GIVEN DATA:
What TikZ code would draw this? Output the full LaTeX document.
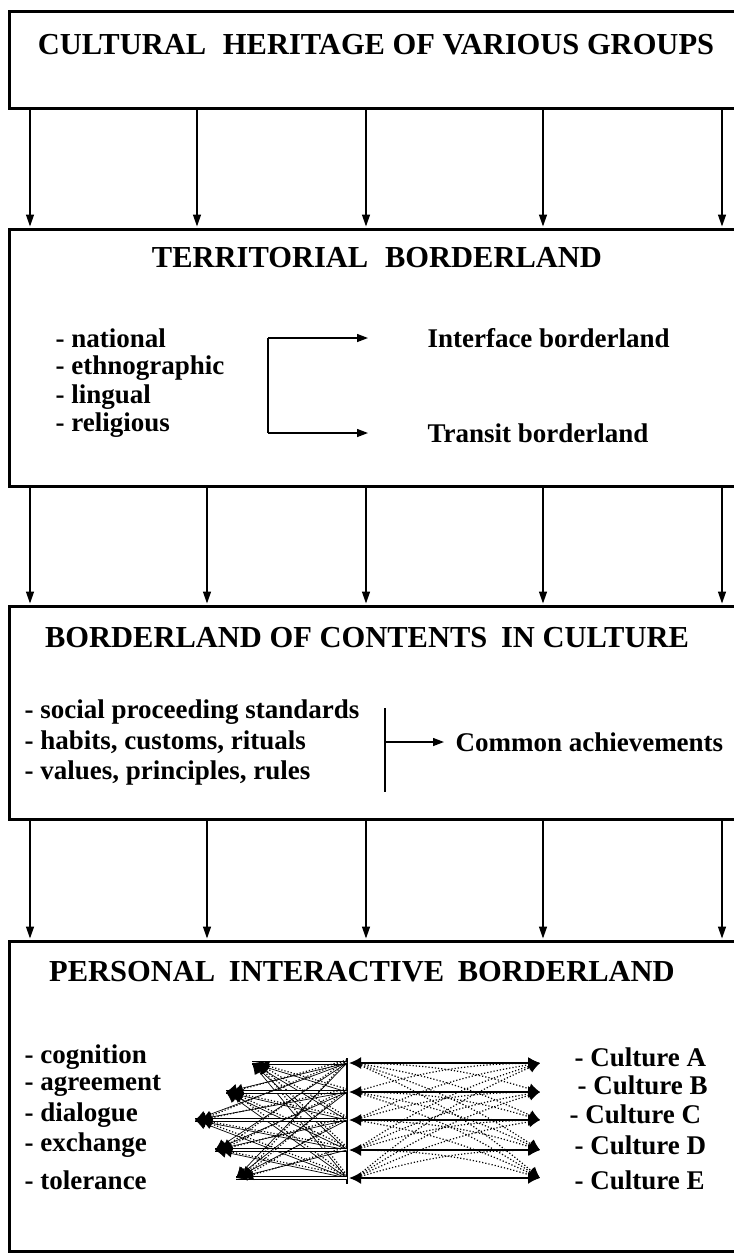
\documentclass[tikz,border=0pt]{standalone}
\usepackage{fontspec}
\newfontfamily\fa{Liberation Serif}
\usetikzlibrary{arrows.meta}
\begin{document}
\begin{tikzpicture}[x=1pt,y=-1pt,
  box/.style={draw, line width=3pt, anchor=north west, inner sep=0pt, minimum width=740pt},
  head/.style={font=\fa\bfseries\fontsize{30.5}{32}\selectfont},
  item/.style={font=\fa\bfseries\fontsize{27}{29}\selectfont, anchor=west},
  flow/.style={line width=1.4pt, shorten >=1.5pt, -{Triangle[length=12pt,width=8pt]}},
  link/.style={line width=1.3pt, -{Triangle[length=11pt,width=8pt]}},
  net/.style={line width=0.7pt, -{Latex[length=11pt,width=11pt]}},
  netdot/.style={line width=1.2pt, dotted, -{Latex[length=11pt,width=11pt]}},
  bar/.style={line width=1.4pt},
]
\useasboundingbox (0,0) rectangle (734,1254);

% boxes
\node[box, minimum height=97pt] (b1) at (8,10) {};
\node[box, minimum height=257pt] (b2) at (8,228) {};
\node[box, minimum height=213pt] (b3) at (8,605) {};
\node[box, minimum height=310pt] (b4) at (8,940) {};

% connectors between boxes
\foreach \x in {30,197,366,543,722}{
  \coordinate (c) at (\x,0);
  \draw[flow] (b1.south -| c) -- (b2.north -| c);
}
\foreach \x in {30,207,366,543,722}{
  \coordinate (c) at (\x,0);
  \draw[flow] (b2.south -| c) -- (b3.north -| c);
  \draw[flow] (b3.south -| c) -- (b4.north -| c);
}

% box 1
\node[head] (t1) at (376,45) {CULTURAL\hspace{0.3em} HERITAGE OF VARIOUS GROUPS};

% box 2
\node[head] (t2) at (377,258) {TERRITORIAL\hspace{0.3em} BORDERLAND};
\node[item] (n1) at (52,338) {- national};
\node[item] (n2) at (52,368) {- ethnographic};
\node[item] (n3) at (52,397) {- lingual};
\node[item] (n4) at (52,425) {- religious};
\node[item] (if) at (424,338) {Interface borderland};
\node[item] (tr) at (424,433) {Transit borderland};
\coordinate (k1) at (268,338);
\coordinate (k2) at (268,433);
\draw[bar] (k1) -- (k2);
\draw[link] (k1) -- ([xshift=-56pt]if.west);
\draw[link] (k2) -- ([xshift=-56pt]tr.west);

% box 3
\node[head] (t3) at (367,638) {BORDERLAND OF CONTENTS\hspace{0.2em} IN CULTURE};
\node[item] (s1) at (21,712) {- social proceeding standards};
\node[item] (s2) at (21,742) {- habits, customs, rituals};
\node[item] (s3) at (21,773) {- values, principles, rules};
\node[item] (ca) at (452,742) {Common achievements};
\coordinate (v1) at (385,708);
\coordinate (v2) at (385,792);
\coordinate (v0) at (385,742);
\draw[bar] (v1) -- (v2);
\draw[link] (v0) -- ([xshift=-8pt]ca.west);

% box 4
\node[head] (t4) at (362,972) {PERSONAL\hspace{0.2em} INTERACTIVE\hspace{0.2em} BORDERLAND};
\node[item] (p1) at (21,1057) {- cognition};
\node[item] (p2) at (21,1086) {- agreement};
\node[item] (p3) at (21,1115) {- dialogue};
\node[item] (p4) at (21,1145) {- exchange};
\node[item] (p5) at (21,1180) {- tolerance};
\node[item] (q1) at (571,1057) {- Culture A};
\node[item] (q2) at (574,1085) {- Culture B};
\node[item] (q3) at (566,1114) {- Culture C};
\node[item] (q4) at (571,1145) {- Culture D};
\node[item] (q5) at (571,1180) {- Culture E};

% interaction net
\foreach \i/\lx/\y in {1/252/1063, 2/226/1092, 3/195/1120, 4/215/1150, 5/236/1178}{
  \coordinate (L\i) at (\lx,\y);
  \coordinate (M\i) at (347,\y);
  \coordinate (R\i) at (540,\y);
}
\coordinate (V1) at (347,1058);
\coordinate (V2) at (347,1184);
\draw[bar] (V1) -- (V2);
\foreach \i in {1,...,5}{
  \draw[line width=0.7pt, double distance=2pt] (L\i) -- (M\i);
  \draw[line width=1.8pt, {Latex[length=12pt,width=12pt]}-{Latex[length=12pt,width=12pt]}] ([xshift=2pt]M\i) -- (R\i);
  \foreach \j in {1,...,5}{
    \ifnum\i=\j\else
      \draw[net] (M\j) -- (L\i);
      \draw[netdot] ([yshift=3pt]M\j) -- ([xshift=6pt]L\i);
      \draw[netdot] ([xshift=8pt]M\i) to[bend left=8] (R\j);
    \fi
  }
}
\end{tikzpicture}
\end{document}
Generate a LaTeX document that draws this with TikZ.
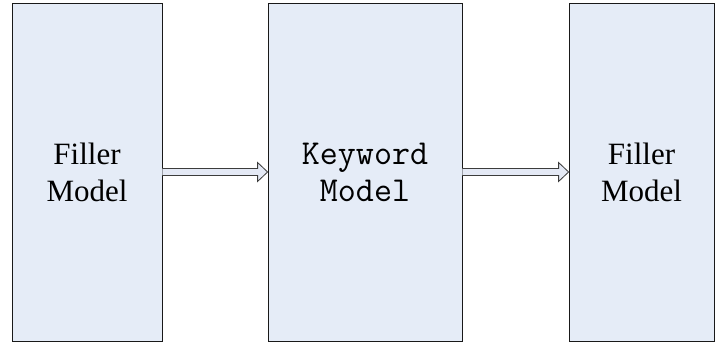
\documentclass[tikz,border=0pt]{standalone}
\usepackage{fontspec}
\setmainfont{Liberation Serif}
\usepackage{tikz}
\usetikzlibrary{calc}
\usepackage{xcolor}
\definecolor{modelfill}{RGB}{229,236,247}
\definecolor{modeledge}{RGB}{25,25,25}
\definecolor{arrowfill}{RGB}{228,233,245}
\definecolor{arrowedge}{RGB}{60,60,60}

% block arrow from the east side of one box to the west side of the next
\newcommand{\blockarrow}[2]{%
  \draw[arrowedge,fill=arrowfill,line width=0.8pt,line join=miter]
    ($(#1.east)+(0,3.5)$) -- ($(#2.west)+(-10,3.5)$) -- ($(#2.west)+(-10,9.5)$)
    -- (#2.west) -- ($(#2.west)+(-10,-9.5)$) -- ($(#2.west)+(-10,-3.5)$)
    -- ($(#1.east)+(0,-3.5)$);
}

\begin{document}
\begin{tikzpicture}[x=1pt,y=1pt,
  model/.style={draw=modeledge,fill=modelfill,line width=0.8pt,inner sep=0pt,
    minimum height=338pt,align=center,font=\fontsize{31}{37}\selectfont}]
  \useasboundingbox (0,0) rectangle (715,343);
  \node[model,minimum width=150pt] (fillerL) at (87,171) {Filler\\Model};
  \node[model,minimum width=194pt,font=\fontsize{35}{37}\selectfont\ttfamily] (keyword) at (365,171) {Keyword\\Model};
  \node[model,minimum width=145pt] (fillerR) at (641.5,171) {Filler\\Model};
  \blockarrow{fillerL}{keyword}
  \blockarrow{keyword}{fillerR}
\end{tikzpicture}
\end{document}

WHAT TO DO:
Omit the pictures, then quote the rest of the material above exactly.

RESPONSE:
What TikZ code would draw this? Output the full LaTeX document.
\documentclass[tikz,border=0pt]{standalone}
\usepackage{fontspec}
\newfontfamily\fa{Liberation Serif}
\usetikzlibrary{arrows.meta}
\begin{document}
\begin{tikzpicture}[x=1pt,y=-1pt,
  box/.style={draw, line width=3pt, anchor=north west, inner sep=0pt, minimum width=740pt},
  head/.style={font=\fa\bfseries\fontsize{30.5}{32}\selectfont},
  item/.style={font=\fa\bfseries\fontsize{27}{29}\selectfont, anchor=west},
  flow/.style={line width=1.4pt, shorten >=1.5pt, -{Triangle[length=12pt,width=8pt]}},
  link/.style={line width=1.3pt, -{Triangle[length=11pt,width=8pt]}},
  net/.style={line width=0.7pt, -{Latex[length=11pt,width=11pt]}},
  netdot/.style={line width=1.2pt, dotted, -{Latex[length=11pt,width=11pt]}},
  bar/.style={line width=1.4pt},
]
\useasboundingbox (0,0) rectangle (734,1254);

% boxes
\node[box, minimum height=97pt] (b1) at (8,10) {};
\node[box, minimum height=257pt] (b2) at (8,228) {};
\node[box, minimum height=213pt] (b3) at (8,605) {};
\node[box, minimum height=310pt] (b4) at (8,940) {};

% connectors between boxes
\foreach \x in {30,197,366,543,722}{
  \coordinate (c) at (\x,0);
  \draw[flow] (b1.south -| c) -- (b2.north -| c);
}
\foreach \x in {30,207,366,543,722}{
  \coordinate (c) at (\x,0);
  \draw[flow] (b2.south -| c) -- (b3.north -| c);
  \draw[flow] (b3.south -| c) -- (b4.north -| c);
}

% box 1
\node[head] (t1) at (376,45) {CULTURAL\hspace{0.3em} HERITAGE OF VARIOUS GROUPS};

% box 2
\node[head] (t2) at (377,258) {TERRITORIAL\hspace{0.3em} BORDERLAND};
\node[item] (n1) at (52,338) {- national};
\node[item] (n2) at (52,368) {- ethnographic};
\node[item] (n3) at (52,397) {- lingual};
\node[item] (n4) at (52,425) {- religious};
\node[item] (if) at (424,338) {Interface borderland};
\node[item] (tr) at (424,433) {Transit borderland};
\coordinate (k1) at (268,338);
\coordinate (k2) at (268,433);
\draw[bar] (k1) -- (k2);
\draw[link] (k1) -- ([xshift=-56pt]if.west);
\draw[link] (k2) -- ([xshift=-56pt]tr.west);

% box 3
\node[head] (t3) at (367,638) {BORDERLAND OF CONTENTS\hspace{0.2em} IN CULTURE};
\node[item] (s1) at (21,712) {- social proceeding standards};
\node[item] (s2) at (21,742) {- habits, customs, rituals};
\node[item] (s3) at (21,773) {- values, principles, rules};
\node[item] (ca) at (452,742) {Common achievements};
\coordinate (v1) at (385,708);
\coordinate (v2) at (385,792);
\coordinate (v0) at (385,742);
\draw[bar] (v1) -- (v2);
\draw[link] (v0) -- ([xshift=-8pt]ca.west);

% box 4
\node[head] (t4) at (362,972) {PERSONAL\hspace{0.2em} INTERACTIVE\hspace{0.2em} BORDERLAND};
\node[item] (p1) at (21,1057) {- cognition};
\node[item] (p2) at (21,1086) {- agreement};
\node[item] (p3) at (21,1115) {- dialogue};
\node[item] (p4) at (21,1145) {- exchange};
\node[item] (p5) at (21,1180) {- tolerance};
\node[item] (q1) at (571,1057) {- Culture A};
\node[item] (q2) at (574,1085) {- Culture B};
\node[item] (q3) at (566,1114) {- Culture C};
\node[item] (q4) at (571,1145) {- Culture D};
\node[item] (q5) at (571,1180) {- Culture E};

% interaction net
\foreach \i/\lx/\y in {1/252/1063, 2/226/1092, 3/195/1120, 4/215/1150, 5/236/1178}{
  \coordinate (L\i) at (\lx,\y);
  \coordinate (M\i) at (347,\y);
  \coordinate (R\i) at (540,\y);
}
\coordinate (V1) at (347,1058);
\coordinate (V2) at (347,1184);
\draw[bar] (V1) -- (V2);
\foreach \i in {1,...,5}{
  \draw[line width=0.7pt, double distance=2pt] (L\i) -- (M\i);
  \draw[line width=1.8pt, {Latex[length=12pt,width=12pt]}-{Latex[length=12pt,width=12pt]}] ([xshift=2pt]M\i) -- (R\i);
  \foreach \j in {1,...,5}{
    \ifnum\i=\j\else
      \draw[net] (M\j) -- (L\i);
      \draw[netdot] ([yshift=3pt]M\j) -- ([xshift=6pt]L\i);
      \draw[netdot] ([xshift=8pt]M\i) to[bend left=8] (R\j);
    \fi
  }
}
\end{tikzpicture}
\end{document}
Generate a LaTeX document that draws this with TikZ.
\documentclass[tikz,border=0pt]{standalone}
\usepackage{fontspec}
\setmainfont{Liberation Serif}
\usepackage{tikz}
\usetikzlibrary{calc}
\usepackage{xcolor}
\definecolor{modelfill}{RGB}{229,236,247}
\definecolor{modeledge}{RGB}{25,25,25}
\definecolor{arrowfill}{RGB}{228,233,245}
\definecolor{arrowedge}{RGB}{60,60,60}

% block arrow from the east side of one box to the west side of the next
\newcommand{\blockarrow}[2]{%
  \draw[arrowedge,fill=arrowfill,line width=0.8pt,line join=miter]
    ($(#1.east)+(0,3.5)$) -- ($(#2.west)+(-10,3.5)$) -- ($(#2.west)+(-10,9.5)$)
    -- (#2.west) -- ($(#2.west)+(-10,-9.5)$) -- ($(#2.west)+(-10,-3.5)$)
    -- ($(#1.east)+(0,-3.5)$);
}

\begin{document}
\begin{tikzpicture}[x=1pt,y=1pt,
  model/.style={draw=modeledge,fill=modelfill,line width=0.8pt,inner sep=0pt,
    minimum height=338pt,align=center,font=\fontsize{31}{37}\selectfont}]
  \useasboundingbox (0,0) rectangle (715,343);
  \node[model,minimum width=150pt] (fillerL) at (87,171) {Filler\\Model};
  \node[model,minimum width=194pt,font=\fontsize{35}{37}\selectfont\ttfamily] (keyword) at (365,171) {Keyword\\Model};
  \node[model,minimum width=145pt] (fillerR) at (641.5,171) {Filler\\Model};
  \blockarrow{fillerL}{keyword}
  \blockarrow{keyword}{fillerR}
\end{tikzpicture}
\end{document}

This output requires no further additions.